Ethereum began the cycle of layer-1 innovation in 2015, followed by protocols like EOS and later, Cardano. In more recent cycles, Solana and Avalanche joined the fray, and “now we have Sui and Aptos,” he says.

“When does it end?” he asks. “It’s not sustainable.”

A rollup-centric roadmap

Al-Bassam is skeptical of the constant flow of new layer-1s that only provide incremental improvements and “just copy all the applications from the previous layer-1s.”

Ethereum development is focused on a “rollup-centric roadmap” in order to achieve scaling, Al-Bassam says. “It’s not sustainable to assume one synchronous blockchain will serve the entire web.”

“That’s ridiculous.”

It’s like assuming, he says, that “one server will serve the entire internet.”

Al-Bassam’s solution to the monolithic layer-1 loop is to create rollups that don’t require a layer-1 re-jig, instead building on top of networks.
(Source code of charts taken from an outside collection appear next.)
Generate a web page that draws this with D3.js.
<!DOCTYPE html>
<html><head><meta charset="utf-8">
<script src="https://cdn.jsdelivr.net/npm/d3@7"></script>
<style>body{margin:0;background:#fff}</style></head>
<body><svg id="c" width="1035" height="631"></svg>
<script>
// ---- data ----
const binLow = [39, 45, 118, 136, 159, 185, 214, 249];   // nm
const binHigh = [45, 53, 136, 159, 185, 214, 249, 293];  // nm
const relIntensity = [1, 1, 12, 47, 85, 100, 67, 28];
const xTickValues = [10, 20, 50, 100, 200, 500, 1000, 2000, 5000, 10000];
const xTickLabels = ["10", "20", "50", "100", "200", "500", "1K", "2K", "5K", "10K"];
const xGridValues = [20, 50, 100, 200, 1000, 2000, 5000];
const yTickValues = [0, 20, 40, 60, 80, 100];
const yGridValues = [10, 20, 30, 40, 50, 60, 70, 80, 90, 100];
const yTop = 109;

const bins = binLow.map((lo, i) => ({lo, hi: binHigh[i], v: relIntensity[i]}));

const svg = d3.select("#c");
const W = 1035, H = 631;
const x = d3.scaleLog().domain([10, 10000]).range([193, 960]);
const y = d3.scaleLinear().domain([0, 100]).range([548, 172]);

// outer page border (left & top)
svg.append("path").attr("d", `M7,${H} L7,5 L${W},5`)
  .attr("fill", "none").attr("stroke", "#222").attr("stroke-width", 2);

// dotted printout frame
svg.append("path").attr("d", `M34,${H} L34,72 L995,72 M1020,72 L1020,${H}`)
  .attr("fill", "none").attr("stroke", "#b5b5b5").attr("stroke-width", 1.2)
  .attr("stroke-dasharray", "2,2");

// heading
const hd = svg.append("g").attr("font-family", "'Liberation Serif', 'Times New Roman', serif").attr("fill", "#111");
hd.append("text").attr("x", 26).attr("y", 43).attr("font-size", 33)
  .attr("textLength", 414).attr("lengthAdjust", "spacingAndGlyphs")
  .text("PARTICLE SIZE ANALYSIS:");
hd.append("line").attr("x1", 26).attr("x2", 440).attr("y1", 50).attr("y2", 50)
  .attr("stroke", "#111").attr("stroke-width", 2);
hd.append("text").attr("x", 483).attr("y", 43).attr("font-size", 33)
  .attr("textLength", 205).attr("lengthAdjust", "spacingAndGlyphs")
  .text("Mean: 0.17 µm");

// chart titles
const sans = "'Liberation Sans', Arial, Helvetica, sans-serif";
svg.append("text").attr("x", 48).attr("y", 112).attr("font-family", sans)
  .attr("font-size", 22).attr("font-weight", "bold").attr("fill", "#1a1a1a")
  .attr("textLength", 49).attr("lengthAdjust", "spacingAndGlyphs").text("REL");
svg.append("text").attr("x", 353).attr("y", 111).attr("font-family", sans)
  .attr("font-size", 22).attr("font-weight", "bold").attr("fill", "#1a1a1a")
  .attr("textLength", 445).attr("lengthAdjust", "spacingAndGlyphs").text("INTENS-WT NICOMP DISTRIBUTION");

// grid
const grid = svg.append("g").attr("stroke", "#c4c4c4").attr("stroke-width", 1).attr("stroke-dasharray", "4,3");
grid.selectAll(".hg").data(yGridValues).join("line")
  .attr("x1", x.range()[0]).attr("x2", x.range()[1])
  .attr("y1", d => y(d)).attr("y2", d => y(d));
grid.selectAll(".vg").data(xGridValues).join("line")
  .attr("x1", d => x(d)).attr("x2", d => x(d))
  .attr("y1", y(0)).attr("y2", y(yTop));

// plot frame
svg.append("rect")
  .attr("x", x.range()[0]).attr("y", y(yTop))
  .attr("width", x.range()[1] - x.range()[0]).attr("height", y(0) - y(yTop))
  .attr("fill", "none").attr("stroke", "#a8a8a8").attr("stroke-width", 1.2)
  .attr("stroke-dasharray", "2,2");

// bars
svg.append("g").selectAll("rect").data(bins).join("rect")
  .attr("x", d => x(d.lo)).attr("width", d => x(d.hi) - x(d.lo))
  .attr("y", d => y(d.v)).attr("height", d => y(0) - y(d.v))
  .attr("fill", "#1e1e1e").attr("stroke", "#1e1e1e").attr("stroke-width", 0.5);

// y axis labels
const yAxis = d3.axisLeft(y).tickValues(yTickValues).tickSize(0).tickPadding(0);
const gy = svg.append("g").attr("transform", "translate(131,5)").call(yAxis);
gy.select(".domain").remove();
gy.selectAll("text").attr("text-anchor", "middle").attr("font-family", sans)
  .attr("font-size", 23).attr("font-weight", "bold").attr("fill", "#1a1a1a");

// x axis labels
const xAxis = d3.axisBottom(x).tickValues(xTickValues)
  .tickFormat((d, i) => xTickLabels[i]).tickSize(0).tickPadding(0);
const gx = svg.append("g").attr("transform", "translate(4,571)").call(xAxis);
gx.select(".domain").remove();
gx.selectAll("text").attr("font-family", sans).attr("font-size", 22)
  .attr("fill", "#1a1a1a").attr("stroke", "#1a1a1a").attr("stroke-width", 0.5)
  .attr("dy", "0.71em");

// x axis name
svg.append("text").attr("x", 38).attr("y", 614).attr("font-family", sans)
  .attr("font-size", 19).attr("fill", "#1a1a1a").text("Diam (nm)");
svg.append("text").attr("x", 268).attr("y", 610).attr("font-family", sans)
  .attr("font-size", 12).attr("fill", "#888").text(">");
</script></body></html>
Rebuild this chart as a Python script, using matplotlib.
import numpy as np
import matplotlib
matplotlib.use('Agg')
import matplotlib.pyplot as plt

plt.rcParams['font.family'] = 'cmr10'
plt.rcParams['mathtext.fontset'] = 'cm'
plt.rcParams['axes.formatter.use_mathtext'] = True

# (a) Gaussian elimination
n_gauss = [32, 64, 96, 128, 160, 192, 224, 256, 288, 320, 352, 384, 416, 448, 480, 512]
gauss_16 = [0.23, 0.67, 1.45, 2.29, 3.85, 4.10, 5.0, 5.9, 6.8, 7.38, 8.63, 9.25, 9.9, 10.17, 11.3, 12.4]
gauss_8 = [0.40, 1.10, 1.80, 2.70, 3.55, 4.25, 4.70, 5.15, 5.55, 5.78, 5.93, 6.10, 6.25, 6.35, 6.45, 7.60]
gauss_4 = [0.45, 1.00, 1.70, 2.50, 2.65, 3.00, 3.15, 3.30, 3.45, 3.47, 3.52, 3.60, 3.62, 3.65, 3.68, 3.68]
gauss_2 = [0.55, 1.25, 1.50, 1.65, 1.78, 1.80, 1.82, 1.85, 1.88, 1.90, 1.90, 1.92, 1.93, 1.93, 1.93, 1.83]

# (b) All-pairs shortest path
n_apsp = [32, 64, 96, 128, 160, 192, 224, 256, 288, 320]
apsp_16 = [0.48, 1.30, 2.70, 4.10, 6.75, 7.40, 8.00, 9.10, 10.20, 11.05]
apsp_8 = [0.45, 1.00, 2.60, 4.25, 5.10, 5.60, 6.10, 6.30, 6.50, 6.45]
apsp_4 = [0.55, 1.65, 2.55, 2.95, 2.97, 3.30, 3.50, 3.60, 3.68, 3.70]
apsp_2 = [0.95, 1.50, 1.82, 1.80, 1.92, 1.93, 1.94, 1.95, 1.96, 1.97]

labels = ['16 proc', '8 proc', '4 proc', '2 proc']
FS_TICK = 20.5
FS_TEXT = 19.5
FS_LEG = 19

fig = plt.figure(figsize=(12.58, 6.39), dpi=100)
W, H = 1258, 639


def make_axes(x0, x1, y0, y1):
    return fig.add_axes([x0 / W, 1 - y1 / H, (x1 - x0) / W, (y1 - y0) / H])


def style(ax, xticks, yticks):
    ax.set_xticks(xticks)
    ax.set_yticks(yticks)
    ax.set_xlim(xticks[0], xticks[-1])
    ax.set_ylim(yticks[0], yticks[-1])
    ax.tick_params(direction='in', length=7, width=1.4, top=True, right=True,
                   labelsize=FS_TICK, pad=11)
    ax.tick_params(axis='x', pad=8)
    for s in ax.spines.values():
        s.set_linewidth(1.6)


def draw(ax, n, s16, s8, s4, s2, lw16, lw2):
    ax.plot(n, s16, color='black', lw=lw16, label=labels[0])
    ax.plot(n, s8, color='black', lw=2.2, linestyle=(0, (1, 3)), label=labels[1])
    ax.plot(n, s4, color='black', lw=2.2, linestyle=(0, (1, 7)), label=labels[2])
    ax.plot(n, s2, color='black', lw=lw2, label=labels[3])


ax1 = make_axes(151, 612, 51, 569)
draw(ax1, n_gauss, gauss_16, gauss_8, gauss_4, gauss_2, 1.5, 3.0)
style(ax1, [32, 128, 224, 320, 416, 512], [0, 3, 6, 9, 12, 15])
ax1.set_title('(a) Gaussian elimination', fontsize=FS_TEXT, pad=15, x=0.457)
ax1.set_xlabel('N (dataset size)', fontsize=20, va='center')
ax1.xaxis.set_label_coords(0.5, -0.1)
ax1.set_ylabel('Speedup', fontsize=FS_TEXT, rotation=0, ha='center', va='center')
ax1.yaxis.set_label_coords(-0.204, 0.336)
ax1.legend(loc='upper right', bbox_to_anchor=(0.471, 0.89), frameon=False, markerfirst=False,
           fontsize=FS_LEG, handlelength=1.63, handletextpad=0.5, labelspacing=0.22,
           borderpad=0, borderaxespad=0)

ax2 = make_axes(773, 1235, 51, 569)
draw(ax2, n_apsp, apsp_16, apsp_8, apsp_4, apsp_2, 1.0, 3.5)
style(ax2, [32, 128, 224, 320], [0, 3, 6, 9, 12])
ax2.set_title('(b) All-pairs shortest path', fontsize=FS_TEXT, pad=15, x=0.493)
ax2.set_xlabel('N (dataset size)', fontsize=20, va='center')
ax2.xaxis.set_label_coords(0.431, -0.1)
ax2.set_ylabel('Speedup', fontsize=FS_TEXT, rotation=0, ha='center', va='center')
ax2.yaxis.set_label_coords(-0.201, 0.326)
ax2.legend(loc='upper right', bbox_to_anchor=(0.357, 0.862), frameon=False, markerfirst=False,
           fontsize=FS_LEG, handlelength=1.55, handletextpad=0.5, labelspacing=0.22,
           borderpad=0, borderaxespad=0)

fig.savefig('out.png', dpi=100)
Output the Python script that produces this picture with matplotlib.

Rollups can be developed and iterated without tedious rebuilds of base layers.

Preston Evans, chief scientist at Sovereign Labs, explains his perspective on the current phase of monolithic blockchain development. “Right now, you’re sharing this single ‘computer’ between the entire world.” 

“And so the only thing you can run on that computer is the very highest value thing that you can think of.”

“If there was only one mainframe in the world, we would probably use that mainframe to run Nasdaq or something,” he says. “We would use it for something incredibly high value.”

Nobody wants to live in a world where computers are only used for Nasdaq, Evans says. “So what we’re building out is the infrastructure where, suddenly, everybody can have a ‘computer’ at home.”

It’s too early to say what people will do with these new decentralized computers, Evans says. “People didn’t necessarily predict Friendster, MySpace and Facebook and then TikTok and Instagram.”

“Ten years from now, we’ll look back and we’ll think it’s kind of ridiculous that activity was so tied to prices. That’s just an artifact of the fact that everything on-chain is financial right now, because chains can’t support anything non-financial.”

“The reason we need to have chains is not just to scale finances,” he says. “It’s to enable interesting use cases that are just not possible with the limitations of blockchains today.”